Q4. 事業会社に出向して良かったと思うことを教えてください。

正直なところ出向して良かったことは数え切れないほどあるのですが、まずは、出向の目的であった、ビジネスの現場を知ることができたことです。出向中は、あるビジネスのプロがすぐ近くにいるという恵まれた環境だったので、契約条項に落とし込んでいく前提として、その方が何をしたいのか、どういうことを考えているのか、あるいはもう少し大きな観点で、今後そのビジネスがどういう方向に進化していくと予測されるかなどについて、つぶさに話を伺うことができました。事業会社の意思決定プロセスを理解できたことも大きな財産です。

また、総合商社では常に新しいビジネスの種を探しており、様々なビジネス分野において最先端の領域に挑戦しておられました。そういった領域では法務についても確立されたプラクティスが存在しないことも多く、新たなプラクティスを作る意気込みで案件に取り組んだことはとても良い経験になりました。もちろん新しい分野に飛び込むことは勇気が要りましたが、営業部や法務部の皆さんと協力して1つずつ課題をクリアし、無事に案件を実現させることができたときの喜びは忘れることができません。営業部や法務部の皆さんとは出向後も続く信頼関係を築くことができたと思っています。

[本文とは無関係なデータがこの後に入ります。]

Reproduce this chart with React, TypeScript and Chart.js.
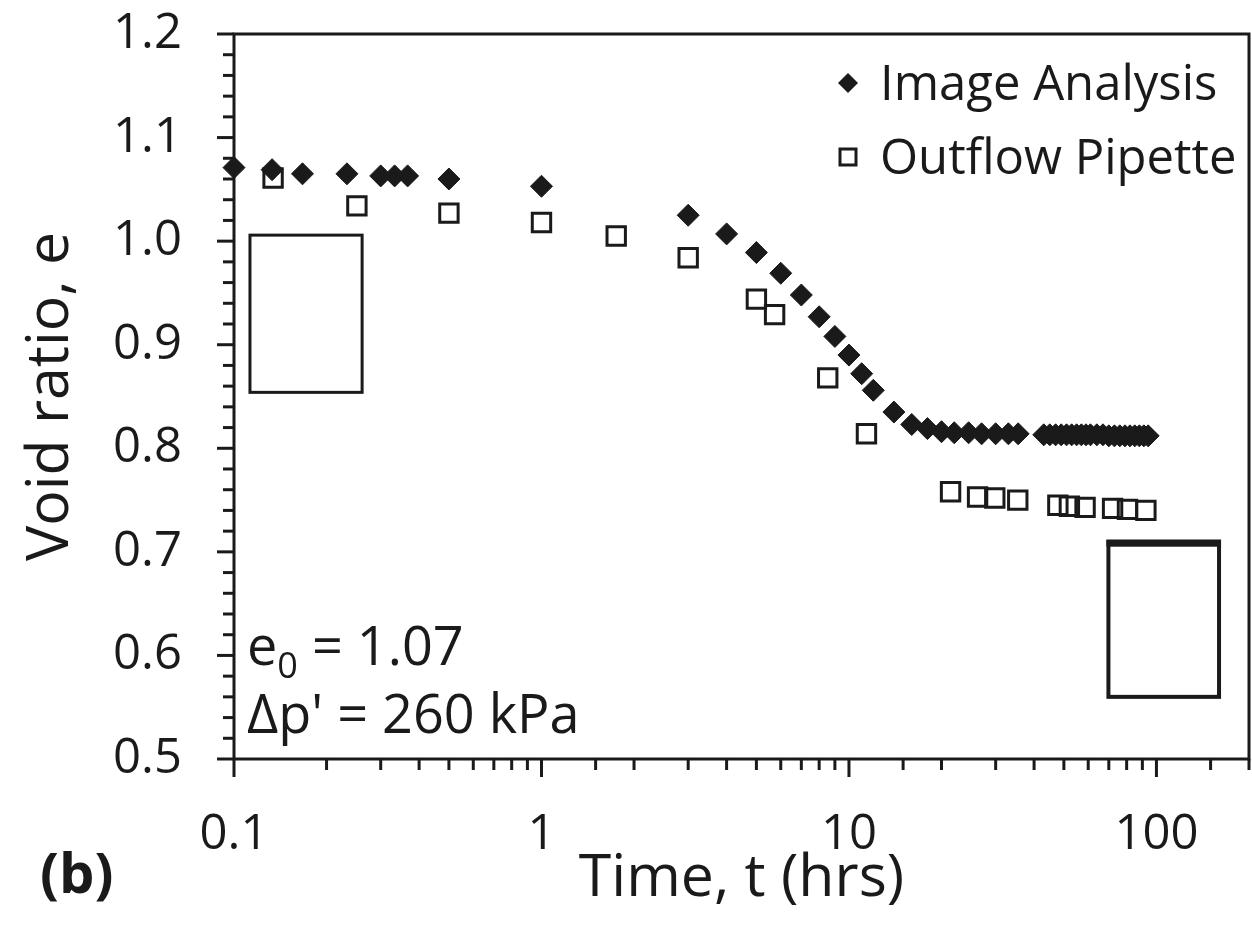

Q5. 出向の経験をどのように業務で生かしていきたいと考えていますか。

出向前と同様、当事務所で、M&A、企業間取引と一般企業法務を中心としつつも、出向中に担当した電力・再生可能エネルギーやモビリティ等に関する分野の業務にも取り組んでいますが、ビジネスの現場を知り、クライアントの皆さまが求めておられることの一端を内部から理解することができたことは、弁護士としていかなる業務においても生かすことができると考えています。また、当事務所で出向前から幅広い分野に取り組むことができていたことは、幅広い領域に対応することを求められる出向先の事業会社でも大きなメリットでしたが、出向の経験によって、益々対応することのできる業務分野が広がりました。

弁護士としても、1人の社会人としても成長することができたと感じています。

今後も、出向の経験を生かして、クライアントの皆さまのビジネスを理解し、あらゆるビジネス分野において皆さまに寄り添った対応をすることにコミットしていきたいと思っています。